Track up to 12 habits across a weekly grid — tap the days you follow through, flip between weeks, and watch consistency build. Saves in your browser. Free.
💾 Saves in this browser only. Today's column is highlighted — the goal is ticks in a row, not perfection.
Habit tracking works through two dull but powerful mechanisms: it makes the behaviour visible (you can't kid yourself about "mostly" exercising when the row shows 2/7), and it recruits loss-aversion — after four ticks in a row, skipping day five genuinely costs you something. The design follows from that: keep habits binary and small enough that a bad day can't stop you. "Read 5 pages" survives a terrible Tuesday; "read a chapter" doesn't, and one broken chain too many is how trackers get abandoned.
Review the week-count column each Sunday: 5–7 means the habit is nearly automatic — consider adding another; 0–2 means the habit is too big — shrink it rather than blaming yourself. Specific goals like hydration have their own dedicated Water Intake Tracker, and weight trends live in the Weight Journal.
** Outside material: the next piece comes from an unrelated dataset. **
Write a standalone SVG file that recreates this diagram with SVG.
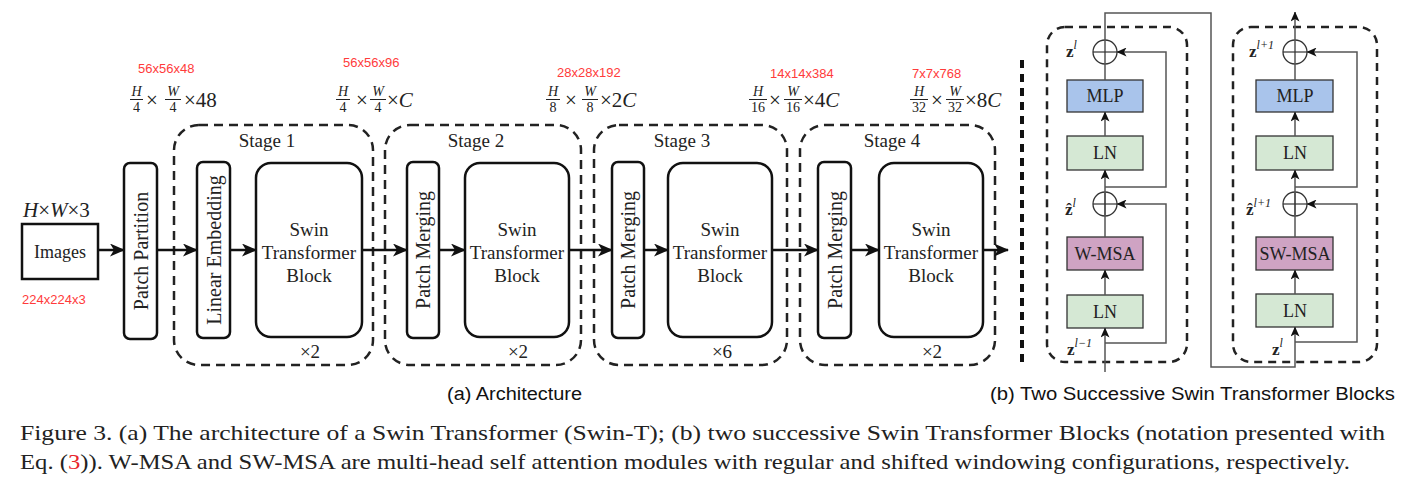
<svg xmlns="http://www.w3.org/2000/svg" width="1405" height="497" viewBox="0 0 1405 497">
<defs>
<style>
.serif{font-family:"Liberation Serif","Times New Roman",serif;fill:#222}
.sans{font-family:"Liberation Sans",Arial,sans-serif}
.red{font-family:"Liberation Sans",Arial,sans-serif;font-size:13px;fill:#ff3b3b}
.box{fill:#fff;stroke:#111;stroke-width:2.5}
.stage{fill:none;stroke:#222;stroke-width:2.5;stroke-dasharray:9 6}
.flow{fill:none;stroke:#111;stroke-width:2.5}
.lbl{font-family:"Liberation Serif","Times New Roman",serif;fill:#222;font-size:19px;text-anchor:middle}
.fn{font-family:"Liberation Serif","Times New Roman",serif;fill:#222;font-size:14px;text-anchor:middle}
.it{font-style:italic}
.bar{stroke:#222;stroke-width:1}
.op{font-family:"Liberation Serif","Times New Roman",serif;fill:#222;font-size:21px}
.thin{fill:none;stroke:#555;stroke-width:1.5}
.sb{stroke:#333;stroke-width:1.2}
.bt{font-family:"Liberation Serif","Times New Roman",serif;fill:#222;font-size:18px;text-anchor:middle}
.z{font-family:"Liberation Serif","Times New Roman",serif;fill:#222;font-size:17px;font-weight:bold}
.sup{font-family:"Liberation Serif","Times New Roman",serif;fill:#222;font-size:12px;font-style:italic;font-weight:normal}
.circ{fill:none;stroke:#333;stroke-width:1.3}
.dash2{fill:none;stroke:#222;stroke-width:2.5;stroke-dasharray:8 6}
</style>
<marker id="ah" markerWidth="15" markerHeight="13" refX="14" refY="6.5" orient="auto" markerUnits="userSpaceOnUse">
<path d="M0,0 L15,6.5 L0,13 L4,6.5 z" fill="#111"/>
</marker>
<marker id="sa" markerWidth="10" markerHeight="9" refX="9.5" refY="4.5" orient="auto" markerUnits="userSpaceOnUse">
<path d="M0,0 L10,4.5 L0,9 L2.5,4.5 z" fill="#111"/>
</marker>
</defs>
<rect width="1405" height="497" fill="#fff"/>

<!-- dimension labels -->
<g id="dims">
<text class="red" x="138" y="73">56x56x48</text>
<text class="fn it" x="136.5" y="96">H</text><line class="bar" x1="130" y1="99.5" x2="143" y2="99.5"/><text class="fn" x="136.5" y="112">4</text>
<text class="op" x="152" y="107" text-anchor="middle">×</text>
<text class="fn it" x="173" y="96">W</text><line class="bar" x1="165" y1="99.5" x2="181" y2="99.5"/><text class="fn" x="173" y="112">4</text>
<text class="op" x="184" y="107">×48</text>

<text class="red" x="343" y="67">56x56x96</text>
<text class="fn it" x="343" y="96">H</text><line class="bar" x1="336" y1="99.5" x2="350" y2="99.5"/><text class="fn" x="343" y="112">4</text>
<text class="op" x="362" y="107" text-anchor="middle">×</text>
<text class="fn it" x="378" y="96">W</text><line class="bar" x1="370" y1="99.5" x2="386" y2="99.5"/><text class="fn" x="378" y="112">4</text>
<text class="op" x="387" y="107">×<tspan class="it">C</tspan></text>

<text class="red" x="557" y="77">28x28x192</text>
<text class="fn it" x="553" y="96">H</text><line class="bar" x1="546" y1="99.5" x2="560" y2="99.5"/><text class="fn" x="553" y="112">8</text>
<text class="op" x="571" y="107" text-anchor="middle">×</text>
<text class="fn it" x="590" y="96">W</text><line class="bar" x1="582" y1="99.5" x2="598" y2="99.5"/><text class="fn" x="590" y="112">8</text>
<text class="op" x="600" y="107">×2<tspan class="it">C</tspan></text>

<text class="red" x="770" y="78">14x14x384</text>
<text class="fn it" x="758" y="96">H</text><line class="bar" x1="749" y1="99.5" x2="767" y2="99.5"/><text class="fn" x="758" y="112">16</text>
<text class="op" x="775" y="107" text-anchor="middle">×</text>
<text class="fn it" x="793" y="96">W</text><line class="bar" x1="784" y1="99.5" x2="802" y2="99.5"/><text class="fn" x="793" y="112">16</text>
<text class="op" x="803" y="107">×4<tspan class="it">C</tspan></text>

<text class="red" x="912" y="78">7x7x768</text>
<text class="fn it" x="919" y="96">H</text><line class="bar" x1="910" y1="99.5" x2="928" y2="99.5"/><text class="fn" x="919" y="112">32</text>
<text class="op" x="937" y="107" text-anchor="middle">×</text>
<text class="fn it" x="955" y="96">W</text><line class="bar" x1="946" y1="99.5" x2="964" y2="99.5"/><text class="fn" x="955" y="112">32</text>
<text class="op" x="965" y="107">×8<tspan class="it">C</tspan></text>
</g>

<!-- input -->
<g id="images">
<text class="op it" x="23" y="217" font-size="21">H<tspan font-style="normal">×</tspan>W<tspan font-style="normal">×3</tspan></text>
<rect class="box" x="22" y="224" width="76" height="55"/>
<text class="serif" x="60" y="258" font-size="18" text-anchor="middle">Images</text>
<text class="red" x="22" y="304">224x224x3</text>
</g>

<g id="patch-partition">
<rect class="box" x="124" y="163" width="33" height="176" rx="6"/>
<text class="serif" transform="translate(141,251) rotate(-90)" font-size="20" text-anchor="middle" dominant-baseline="central">Patch Partition</text>
</g>

<!-- Stage 1 -->
<g id="stage1">
<rect class="stage" x="174" y="125" width="199" height="240" rx="25"/>
<text class="lbl" x="267" y="147">Stage 1</text>
<text class="lbl" x="310" y="358">×2</text>
</g>
<g id="linear-embedding">
<rect class="box" x="197" y="162" width="33" height="176" rx="6"/>
<text class="serif" transform="translate(214,250) rotate(-90)" font-size="20" text-anchor="middle" dominant-baseline="central">Linear Embedding</text>
</g>
<g id="stb1">
<rect class="box" x="256" y="163" width="106" height="174" rx="15"/>
<text class="lbl" x="309" y="236">Swin</text>
<text class="lbl" x="309" y="259">Transformer</text>
<text class="lbl" x="309" y="282">Block</text>
</g>

<!-- Stage 2 -->
<g id="stage2">
<rect class="stage" x="385" y="125" width="196" height="240" rx="25"/>
<text class="lbl" x="476" y="147">Stage 2</text>
<text class="lbl" x="518" y="358">×2</text>
</g>
<g id="pm2">
<rect class="box" x="407" y="162" width="32" height="176" rx="6"/>
<text class="serif" transform="translate(423,250) rotate(-90)" font-size="20" text-anchor="middle" dominant-baseline="central">Patch Merging</text>
</g>
<g id="stb2">
<rect class="box" x="465" y="163" width="104" height="174" rx="15"/>
<text class="lbl" x="517" y="236">Swin</text>
<text class="lbl" x="517" y="259">Transformer</text>
<text class="lbl" x="517" y="282">Block</text>
</g>

<!-- Stage 3 -->
<g id="stage3">
<rect class="stage" x="594" y="125" width="193" height="240" rx="25"/>
<text class="lbl" x="682" y="147">Stage 3</text>
<text class="lbl" x="722" y="358">×6</text>
</g>
<g id="pm3">
<rect class="box" x="612" y="162" width="32" height="176" rx="6"/>
<text class="serif" transform="translate(628,250) rotate(-90)" font-size="20" text-anchor="middle" dominant-baseline="central">Patch Merging</text>
</g>
<g id="stb3">
<rect class="box" x="668" y="163" width="104" height="174" rx="15"/>
<text class="lbl" x="720" y="236">Swin</text>
<text class="lbl" x="720" y="259">Transformer</text>
<text class="lbl" x="720" y="282">Block</text>
</g>

<!-- Stage 4 -->
<g id="stage4">
<rect class="stage" x="800" y="125" width="195" height="240" rx="25"/>
<text class="lbl" x="892" y="147">Stage 4</text>
<text class="lbl" x="932" y="358">×2</text>
</g>
<g id="pm4">
<rect class="box" x="818" y="162" width="33" height="176" rx="6"/>
<text class="serif" transform="translate(835,250) rotate(-90)" font-size="20" text-anchor="middle" dominant-baseline="central">Patch Merging</text>
</g>
<g id="stb4">
<rect class="box" x="879" y="163" width="104" height="174" rx="15"/>
<text class="lbl" x="931" y="236">Swin</text>
<text class="lbl" x="931" y="259">Transformer</text>
<text class="lbl" x="931" y="282">Block</text>
</g>

<!-- connectors (a) -->
<g id="connectors-a">
<line class="flow" x1="98" y1="250" x2="124" y2="250" marker-end="url(#ah)"/>
<line class="flow" x1="157" y1="250" x2="197" y2="250" marker-end="url(#ah)"/>
<line class="flow" x1="230" y1="250" x2="256" y2="250" marker-end="url(#ah)"/>
<line class="flow" x1="362" y1="250" x2="407" y2="250" marker-end="url(#ah)"/>
<line class="flow" x1="439" y1="250" x2="465" y2="250" marker-end="url(#ah)"/>
<line class="flow" x1="569" y1="250" x2="612" y2="250" marker-end="url(#ah)"/>
<line class="flow" x1="644" y1="250" x2="668" y2="250" marker-end="url(#ah)"/>
<line class="flow" x1="772" y1="250" x2="818" y2="250" marker-end="url(#ah)"/>
<line class="flow" x1="851" y1="250" x2="879" y2="250" marker-end="url(#ah)"/>
<line class="flow" x1="983" y1="250" x2="1008" y2="250" marker-end="url(#ah)"/>
</g>

<!-- separator -->
<line id="separator" x1="1022" y1="60" x2="1022" y2="366" stroke="#111" stroke-width="4" stroke-dasharray="8 6"/>

<!-- (b) block 1 -->
<g id="block1">
<rect class="dash2" x="1047" y="27" width="140" height="335" rx="18"/>
<rect x="1067" y="80" width="76" height="32" fill="#a9c4eb" stroke="#333" stroke-width="1.3"/>
<text class="bt" x="1105" y="102">MLP</text>
<rect x="1067" y="136" width="76" height="34" fill="#d5e8d4" stroke="#333" stroke-width="1.3"/>
<text class="bt" x="1105" y="159">LN</text>
<rect x="1067" y="237" width="76" height="33" fill="#cfa3c3" stroke="#333" stroke-width="1.3"/>
<text class="bt" x="1105" y="260">W-MSA</text>
<rect x="1067" y="295" width="76" height="33" fill="#d5e8d4" stroke="#333" stroke-width="1.3"/>
<text class="bt" x="1105" y="318">LN</text>
<circle class="circ" cx="1105" cy="52" r="12"/>
<circle class="circ" cx="1105" cy="204" r="12"/>
<text class="z" x="1066" y="57">z<tspan class="sup" dy="-8">l</tspan></text>
<text class="z" x="1065" y="215">z&#x302;<tspan class="sup" dy="-8">l</tspan></text>
<text class="z" x="1067" y="355">z<tspan class="sup" dy="-8">l−1</tspan></text>
</g>

<!-- (b) block 2 -->
<g id="block2">
<rect class="dash2" x="1233" y="27" width="144" height="335" rx="18"/>
<rect x="1256" y="80" width="77" height="32" fill="#a9c4eb" stroke="#333" stroke-width="1.3"/>
<text class="bt" x="1295" y="102">MLP</text>
<rect x="1256" y="136" width="77" height="34" fill="#d5e8d4" stroke="#333" stroke-width="1.3"/>
<text class="bt" x="1295" y="159">LN</text>
<rect x="1256" y="237" width="77" height="33" fill="#cfa3c3" stroke="#333" stroke-width="1.3"/>
<text class="bt" x="1295" y="260">SW-MSA</text>
<rect x="1256" y="294" width="77" height="33" fill="#d5e8d4" stroke="#333" stroke-width="1.3"/>
<text class="bt" x="1295" y="317">LN</text>
<circle class="circ" cx="1295" cy="52" r="12"/>
<circle class="circ" cx="1295" cy="204" r="12"/>
<text class="z" x="1249" y="57">z<tspan class="sup" dy="-8">l+1</tspan></text>
<text class="z" x="1246" y="215">z&#x302;<tspan class="sup" dy="-8">l+1</tspan></text>
<text class="z" x="1272" y="355">z<tspan class="sup" dy="-8">l</tspan></text>
</g>

<!-- connectors (b) -->
<g id="connectors-b">
<line class="thin" x1="1105" y1="372" x2="1105" y2="328" marker-end="url(#sa)"/>
<line class="thin" x1="1105" y1="295" x2="1105" y2="270" stroke="#222" stroke-width="2" marker-end="url(#sa)"/>
<line class="thin" x1="1105" y1="237" x2="1105" y2="192"/>
<line class="thin" x1="1105" y1="216" x2="1105" y2="170" marker-end="url(#sa)"/>
<line class="thin" x1="1105" y1="136" x2="1105" y2="112" marker-end="url(#sa)"/>
<line class="thin" x1="1105" y1="80" x2="1105" y2="40"/>
<line class="sb" x1="1093" y1="52" x2="1117" y2="52"/>
<line class="sb" x1="1093" y1="204" x2="1117" y2="204"/>
<path class="thin" d="M1105,343 H1166 V204 H1117" marker-end="url(#sa)"/>
<path class="thin" d="M1105,187 H1166 V52 H1117" marker-end="url(#sa)"/>
<path class="thin" d="M1105,40 V13 H1211 V367 H1295 V327" marker-end="url(#sa)"/>
<line class="thin" x1="1295" y1="294" x2="1295" y2="270" stroke="#222" stroke-width="2" marker-end="url(#sa)"/>
<line class="thin" x1="1295" y1="237" x2="1295" y2="192"/>
<line class="thin" x1="1295" y1="216" x2="1295" y2="170" marker-end="url(#sa)"/>
<line class="thin" x1="1295" y1="136" x2="1295" y2="112" marker-end="url(#sa)"/>
<line class="thin" x1="1295" y1="80" x2="1295" y2="64"/>
<line class="thin" x1="1295" y1="64" x2="1295" y2="12" marker-end="url(#sa)"/>
<line class="sb" x1="1283" y1="52" x2="1307" y2="52"/>
<line class="sb" x1="1283" y1="204" x2="1307" y2="204"/>
<path class="thin" d="M1295,342 H1357 V204 H1307" marker-end="url(#sa)"/>
<path class="thin" d="M1295,187 H1357 V52 H1307" marker-end="url(#sa)"/>
</g>

<!-- sub captions -->
<g id="captions">
<text class="sans" x="447" y="400" font-size="18" fill="#111" textLength="135" lengthAdjust="spacingAndGlyphs">(a) Architecture</text>
<text class="sans" x="990" y="400" font-size="18" fill="#111" textLength="405" lengthAdjust="spacingAndGlyphs">(b) Two Successive Swin Transformer Blocks</text>
<text class="serif" x="20" y="440" font-size="21" fill="#111" textLength="1365" lengthAdjust="spacingAndGlyphs">Figure 3. (a) The architecture of a Swin Transformer (Swin-T); (b) two successive Swin Transformer Blocks (notation presented with</text>
<text class="serif" x="20" y="469" font-size="21" fill="#111" textLength="1330" lengthAdjust="spacingAndGlyphs">Eq. (<tspan fill="#e8262b">3</tspan>)). W-MSA and SW-MSA are multi-head self attention modules with regular and shifted windowing configurations, respectively.</text>
</g>
</svg>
How many habits should I track at once?
One or two until they hold, and the tracker caps you at twelve. Every habit costs willpower to establish — spreading that budget across seven new habits usually funds zero of them.
How long until a habit becomes automatic?
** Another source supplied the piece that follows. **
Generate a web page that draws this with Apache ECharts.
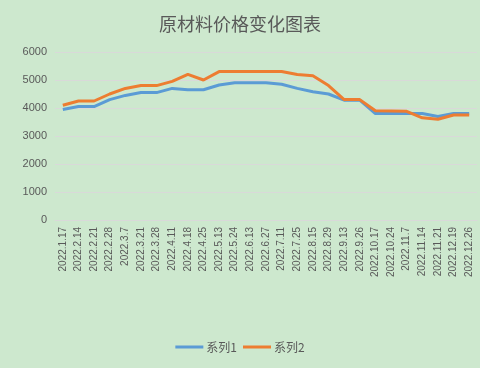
<!DOCTYPE html>
<html><head><meta charset="utf-8">
<script src="https://cdn.jsdelivr.net/npm/echarts@6/dist/echarts.min.js"></script>
<style>html,body{margin:0;padding:0;background:#CDE8CE}#c{width:480px;height:368px}</style>
</head><body><div id="c"></div>
<script>
const categories = ['2022.1.17','2022.2.14','2022.2.21','2022.2.28','2022.3.7','2022.3.21','2022.3.28','2022.4.11','2022.4.18','2022.4.25','2022.5.13','2022.5.24','2022.6.13','2022.6.27','2022.7.11','2022.7.25','2022.8.15','2022.8.29','2022.9.13','2022.9.26','2022.10.17','2022.10.24','2022.11.7','2022.11.14','2022.11.21','2022.12.19','2022.12.26'];
const series1 = [3950,4050,4050,4300,4450,4550,4550,4700,4650,4650,4820,4900,4900,4900,4850,4700,4580,4500,4280,4280,3800,3800,3800,3800,3700,3800,3800];
const series2 = [4100,4250,4250,4500,4700,4800,4800,4950,5200,5000,5300,5300,5300,5300,5300,5200,5150,4800,4300,4300,3900,3890,3880,3650,3600,3750,3750];
const yTicks = [0,1000,2000,3000,4000,5000,6000];
const chart = echarts.init(document.getElementById('c'));
const txt = '#595959';
chart.setOption({
  backgroundColor: '#CDE8CE',
  animation: false,
  title: {text: '原材料价格变化图表', left: 'center', top: 10,
    textStyle: {color: txt, fontSize: 18, fontWeight: 'normal', fontFamily: 'Noto Sans CJK SC'}},
  legend: {bottom: 10, itemWidth: 28, itemHeight: 3, itemGap: 6,
    icon: 'rect',
    textStyle: {color: txt, fontSize: 12, fontFamily: 'Noto Sans CJK SC', padding: [0,0,0,-2]},
    data: ['系列1','系列2']},
  grid: {left: 55, right: 3, top: 52, bottom: 148},
  xAxis: {type: 'category', data: categories, boundaryGap: true,
    axisLine: {show: true, lineStyle: {color: '#D9D9D9'}},
    axisTick: {show: false},
    axisLabel: {rotate: 90, interval: 0, color: txt, fontSize: 10, fontFamily: 'Liberation Sans', margin: 7}},
  yAxis: {type: 'value', min: yTicks[0], max: yTicks[yTicks.length-1], interval: 1000,
    axisLine: {show: false}, axisTick: {show: false},
    splitLine: {lineStyle: {color: '#D9D9D9', width: 1}},
    axisLabel: {color: txt, fontSize: 11, fontFamily: 'Liberation Sans', margin: 8, formatter: v => String(v)}},
  series: [
    {name: '系列1', type: 'line', data: series1, symbol: 'none',
      lineStyle: {width: 3, color: '#5B9BD5'}, itemStyle: {color: '#5B9BD5'}},
    {name: '系列2', type: 'line', data: series2, symbol: 'none',
      lineStyle: {width: 3, color: '#ED7D31'}, itemStyle: {color: '#ED7D31'}}
  ]
});
</script></body></html>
Research averages around two months, ranging from three weeks to most of a year depending on the habit's size. The weekly grid makes the middle stretch — where motivation dips — visible and survivable.
What if I miss a day?
The rule that saves habits: never miss twice. One gap is noise; two in a row is the start of a new (bad) habit. The grid makes a single gap obvious enough to act on.
Can I see past weeks?
Yes — the Previous and Next buttons move through weeks, and each week's ticks are kept. It's a satisfying scroll after a couple of months.
Is my data private?
Completely — everything stays in this browser on this device and is never uploaded.